Use 80–200 lb braided spectra bowfishing line — standard monofilament is not adequate. It needs to handle the shock of an arrow hitting a fish at close range.
Bowfishing Arrows
Never shoot a standard hunting arrow bowfishing. Bowfishing arrows are heavy fiberglass or carbon shafts (usually 5/16" diameter), tipped with barbed points designed to hold fish. AMS, Muzzy, and Cajun all make solid bowfishing points with locking slide mechanisms that retain fish on retrieve. Carry 3–4 arrows minimum.

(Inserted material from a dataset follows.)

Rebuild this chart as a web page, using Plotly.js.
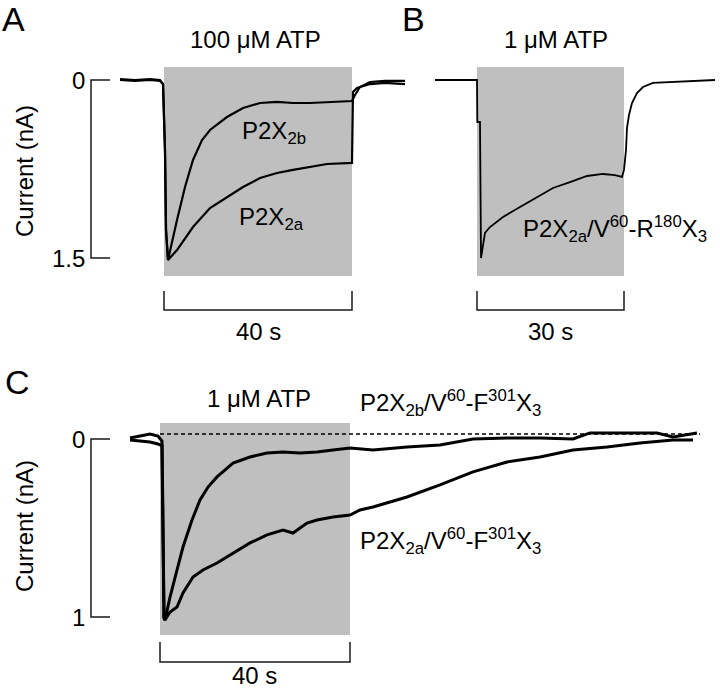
<!DOCTYPE html>
<html>
<head>
<meta charset="utf-8">
<script src="https://cdn.plot.ly/plotly-3.0.1.min.js"></script>
<style>
body { margin: 0; background: #fff; }
#chart { width: 720px; height: 689px; }
</style>
</head>
<body>
<div id="chart"></div>
<script>
// time in s from ATP onset, current = inward current amplitude in nA

// panel A, 100 uM ATP
var timeA2b = [-9.36, -6.17, -2.98, -0.85, -0.21, 0.21, 0.43, 0.85, 2.77, 4.47, 6.17, 8.09, 9.79, 13.40, 16.81, 20.43, 24.04, 27.45, 31.06, 34.68, 40.00, 40.64, 41.70, 43.83, 47.02, 51.28];
var currentA2b = [0.000, 0.008, 0.000, 0.008, 0.034, 0.590, 1.264, 1.517, 1.180, 0.902, 0.674, 0.506, 0.421, 0.312, 0.236, 0.194, 0.185, 0.194, 0.194, 0.185, 0.177, 0.126, 0.059, 0.017, 0.008, 0.008];
var timeA2a = [-9.36, -6.17, -2.98, -0.85, -0.21, 0.21, 0.43, 0.85, 2.77, 6.17, 9.79, 13.40, 16.81, 20.43, 24.04, 27.45, 31.06, 34.68, 40.00, 40.21, 41.06, 43.83, 47.02, 51.28];
var currentA2a = [-0.008, 0.000, -0.008, 0.000, 0.034, 0.590, 1.264, 1.517, 1.433, 1.239, 1.079, 0.986, 0.902, 0.826, 0.784, 0.758, 0.733, 0.708, 0.699, 0.101, 0.067, 0.034, 0.025, 0.034];

// panel B, 1 uM ATP, P2X2a/V60-R180X3
var timeB = [-8.57, -3.47, 0.00, 0.06, 0.61, 0.82, 1.22, 1.63, 2.65, 5.31, 8.78, 12.24, 15.51, 18.98, 22.45, 25.71, 28.16, 29.59, 30.00, 30.41, 30.61, 31.02, 31.63, 32.65, 33.88, 35.92, 39.39, 46.12, 48.57];
var currentB = [0, 0, 0, 0.354, 0.354, 1.500, 1.390, 1.289, 1.239, 1.154, 1.070, 0.986, 0.910, 0.860, 0.809, 0.792, 0.801, 0.817, 0.758, 0.590, 0.404, 0.295, 0.194, 0.110, 0.059, 0.025, 0.017, 0, 0];

// panel C, 1 uM ATP
var timeC2b = [-6.32, -4.21, -2.11, -0.42, 0.42, 0.63, 0.84, 1.05, 2.11, 3.58, 4.84, 6.74, 8.42, 10.11, 12.00, 15.37, 18.95, 22.53, 25.89, 29.47, 33.05, 36.42, 40.00, 44.84, 52.00, 58.95, 65.89, 73.05, 80.00, 86.95, 90.53, 97.47, 104.63, 108.00, 113.05];
var currentC2b = [-0.006, -0.017, -0.028, -0.017, 0.011, 0.455, 1.006, 1.017, 0.888, 0.736, 0.607, 0.455, 0.343, 0.270, 0.213, 0.135, 0.101, 0.079, 0.073, 0.079, 0.073, 0.062, 0.051, 0.062, 0.045, 0.034, 0.000, -0.006, -0.006, 0.000, -0.034, -0.034, -0.034, -0.011, -0.034];
var timeC2a = [-6.32, -4.21, -2.11, -0.42, 0.42, 0.63, 0.84, 1.05, 2.11, 3.58, 4.84, 6.95, 9.05, 12.00, 15.37, 18.95, 22.53, 25.89, 28.00, 30.95, 33.05, 36.42, 40.00, 42.11, 44.84, 52.00, 58.95, 65.89, 73.05, 80.00, 86.95, 94.11, 101.05, 108.00, 112.21];
var currentC2a = [0.006, 0.011, 0.017, 0.028, 0.039, 0.567, 1.000, 1.017, 0.972, 0.944, 0.865, 0.775, 0.736, 0.697, 0.640, 0.584, 0.539, 0.511, 0.528, 0.472, 0.455, 0.438, 0.427, 0.399, 0.382, 0.326, 0.258, 0.185, 0.129, 0.101, 0.062, 0.045, 0.022, 0.006, 0.006];

// ATP application windows (s) and scale bars
var atpA = [0, 40], atpB = [0, 30], atpC = [0, 40];
var scaleA = 1.5, scaleC = 1;     // nA
var barA = 40, barB = 30, barC = 40;  // s

var W = 720, H = 689;
function px(x) { return x / W; }
function py(y) { return 1 - y / H; }

var font = 'Liberation Sans, Arial, Helvetica, sans-serif';

function trace(x, y, xa, ya, w) {
  return { x: x, y: y, xaxis: xa, yaxis: ya, type: 'scatter', mode: 'lines',
           line: { color: '#000', width: w }, hoverinfo: 'skip', showlegend: false };
}

var data = [
  trace(timeA2a, currentA2a, 'x', 'y', 2.2),
  trace(timeA2b, currentA2b, 'x', 'y', 2.2),
  trace(timeB, currentB, 'x2', 'y2', 1.8),
  trace(timeC2a, currentC2a, 'x3', 'y3', 3),
  trace(timeC2b, currentC2b, 'x3', 'y3', 3)
];

var gray = '#bfbfbf';
var ink = '#1a1a1a';

function box(xa, ya, win, top, bottom) {
  return { type: 'rect', xref: xa, yref: ya, x0: win[0], x1: win[1], y0: top, y1: bottom,
           fillcolor: gray, line: { width: 0 }, layer: 'below' };
}
function vbar(xa, ya, x0, x1, v) {
  return { type: 'path', xref: xa, yref: ya, line: { color: ink, width: 1.5 },
           path: 'M' + x1 + ',0 L' + x0 + ',0 L' + x0 + ',' + v + ' L' + x1 + ',' + v };
}
function tbar(xa, ya, len, top, bot) {
  return { type: 'path', xref: xa, yref: ya, line: { color: ink, width: 1.5 },
           path: 'M0,' + top + ' L0,' + bot + ' L' + len + ',' + bot + ' L' + len + ',' + top };
}

var shapes = [
  box('x', 'y', atpA, -0.1096, 1.6517),
  box('x2', 'y2', atpB, -0.1096, 1.6517),
  box('x3', 'y3', atpC, -0.0899, 1.1011),
  vbar('x', 'y', -15.53, -11.49, scaleA),
  vbar('x3', 'y3', -14.53, -10.53, scaleC),
  tbar('x', 'y', barA, 1.778, 1.938),
  tbar('x2', 'y2', barB, 1.778, 1.938),
  tbar('x3', 'y3', barC, 1.140, 1.253),
  { type: 'line', xref: 'x3', yref: 'y3', x0: 0, x1: 113.7, y0: -0.028, y1: -0.028,
    line: { color: '#000', width: 1.3, dash: '4px,3px' } }
];

function lab(text, x, y, size, xanchor, extra) {
  var a = { text: text, xref: 'paper', yref: 'paper', x: px(x), y: py(y),
            xanchor: xanchor || 'center', yanchor: 'middle', showarrow: false,
            font: { family: font, size: size, color: '#000' } };
  for (var k in extra) a[k] = extra[k];
  return a;
}

var annotations = [
  lab('A', 0, 19, 34, 'left'),
  lab('B', 400, 19, 34, 'left'),
  lab('C', 3, 382, 34, 'left'),
  lab('100 μM ATP', 255, 40, 24),
  lab('1 μM ATP', 556, 40, 24),
  lab('1 μM ATP', 259, 398, 24),
  lab('Current (nA)', 24, 171, 24, 'center', { textangle: -90 }),
  lab('Current (nA)', 24, 526, 24, 'center', { textangle: -90 }),
  lab('0', 87, 80, 24, 'right'),
  lab('1.5', 87, 258, 24, 'right'),
  lab('0', 87, 439, 24, 'right'),
  lab('1', 87, 617, 24, 'right'),
  lab('40 s', 258, 331, 24),
  lab('30 s', 550, 331, 24),
  lab('40 s', 254, 675, 24),
  lab('P2X<sub>2b</sub>', 240, 133, 24, 'left'),
  lab('P2X<sub>2a</sub>', 237, 218, 24, 'left'),
  lab('P2X<sub>2a</sub>/V<sup>60</sup>-R<sup>180</sup>X<sub>3</sub>', 521, 229, 24, 'left'),
  lab('P2X<sub>2b</sub>/V<sup>60</sup>-F<sup>301</sup>X<sub>3</sub>', 358, 403, 24, 'left'),
  lab('P2X<sub>2a</sub>/V<sup>60</sup>-F<sup>301</sup>X<sub>3</sub>', 358, 541, 24, 'left')
];

function ax(dom, range) {
  return { domain: dom, range: range, visible: false, fixedrange: true, zeroline: false, showgrid: false };
}

var layout = {
  width: W, height: H,
  margin: { l: 0, r: 0, t: 0, b: 0 },
  paper_bgcolor: '#fff', plot_bgcolor: 'rgba(0,0,0,0)',
  showlegend: false,
  xaxis: ax([px(80), px(412)], [-17.872, 52.766]),
  yaxis: ax([py(320), py(55)], [2.0225, -0.2107]),
  xaxis2: ax([px(420), px(720)], [-11.633, 49.592]),
  yaxis2: ax([py(320), py(55)], [2.0225, -0.2107]),
  xaxis3: ax([px(80), px(720)], [-16.842, 117.895]),
  yaxis3: ax([py(670), py(415)], [1.2978, -0.1348]),
  shapes: shapes,
  annotations: annotations
};
layout.yaxis.anchor = 'x';
layout.yaxis2.anchor = 'x2';
layout.yaxis3.anchor = 'x3';
layout.xaxis.anchor = 'y';
layout.xaxis2.anchor = 'y2';
layout.xaxis3.anchor = 'y3';

Plotly.newPlot('chart', data, layout, { displayModeBar: false, staticPlot: true });
</script>
</body>
</html>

Where to Bowfish in Oregon
Willamette River
The Willamette Valley is ground zero for Oregon bowfishing. Common carp thrive in the warm, slow-moving sections between Eugene and Portland. The Santiam River confluence, Mission Lake near the Willamette, and any backwater slough or warm-water bay are prime spots. June through August, carp move into shallow flats to spawn and feed — sometimes in water less than 18 inches deep. This is prime bowfishing territory.

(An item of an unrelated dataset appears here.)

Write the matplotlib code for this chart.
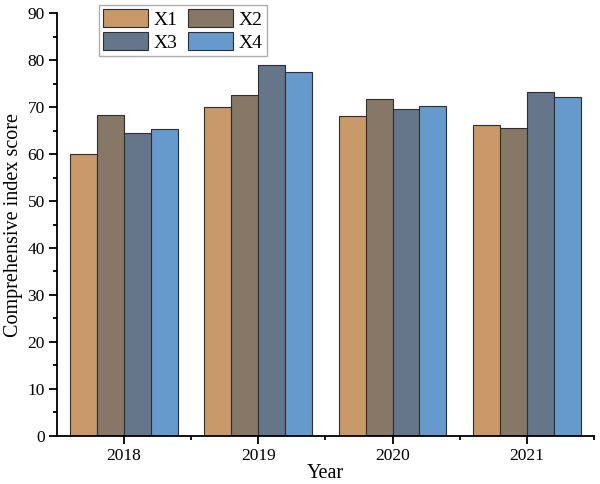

Columbia River Sloughs and Lakes
The Columbia River backwaters between Portland and the coast — including Sauvie Island wildlife area (check seasonal rules), Bachelor Island, and various sloughs along the Washington shore — hold massive carp populations. A kayak or flat-bottomed boat opens up access to areas bank fishers can't reach.
Eastern Oregon Reservoirs
Brownlee Reservoir on the Snake River and Owyhee Reservoir in Malheur County both have excellent carp populations in their warm upper arms and shallows. The high-desert setting makes for beautiful evening shoots.
Fern Ridge Reservoir
This shallow reservoir west of Eugene is one of the most consistently productive bowfishing spots in the Willamette Valley. Carp are abundant, the water is often clear enough to spot fish, and bank access is good around much of the reservoir.
The Refraction Factor
This is the #1 skill in bowfishing and what separates consistent shooters from those who come home empty. Light bends as it enters water — what you see is not where the fish actually is. As a rule of thumb:
- Aim 6 inches below where you see the fish for every foot of water depth
- The steeper your shooting angle, the more you need to aim low
- At very shallow angles (fish far away, 30+ feet), refraction is less significant
Most beginners shoot over fish. If you're consistently missing, aim lower. With practice, you'll develop instinctive compensation for refraction without thinking about it.
Night Bowfishing Setup
Night bowfishing is often better than daytime. Carp move into the shallows after dark, and lights draw them in. A basic setup:
- Bow-mounted LED light or a submersible green underwater light deployed from a small boat
- Headlamp for moving around safely
- Flat-bottomed boat, kayak, or paddleboard for access to flats
Idle your boat (or paddle) along shallow flats scanning with lights. When you spot the orange-gold shimmer of carp, move into position and shoot. The adrenaline of a close shot at a 15-pound carp in a foot of water at midnight is something you don't forget.
What to Do With the Fish
Carp are edible — smoked carp is genuinely good — but most bowfishers don't keep them for the table. Contact your local county extension office or ODFW to find out if there are fish composting programs or farmers who accept carp for fertilizer. Some wildlife areas accept carp donations for wildlife food. Whatever you do, don't leave them to rot on the bank. Pack them out.
Oregon's carp populations need the pressure. Grab a bow, get on the water, and help thin the herd — it's the most fun you'll have shooting all summer.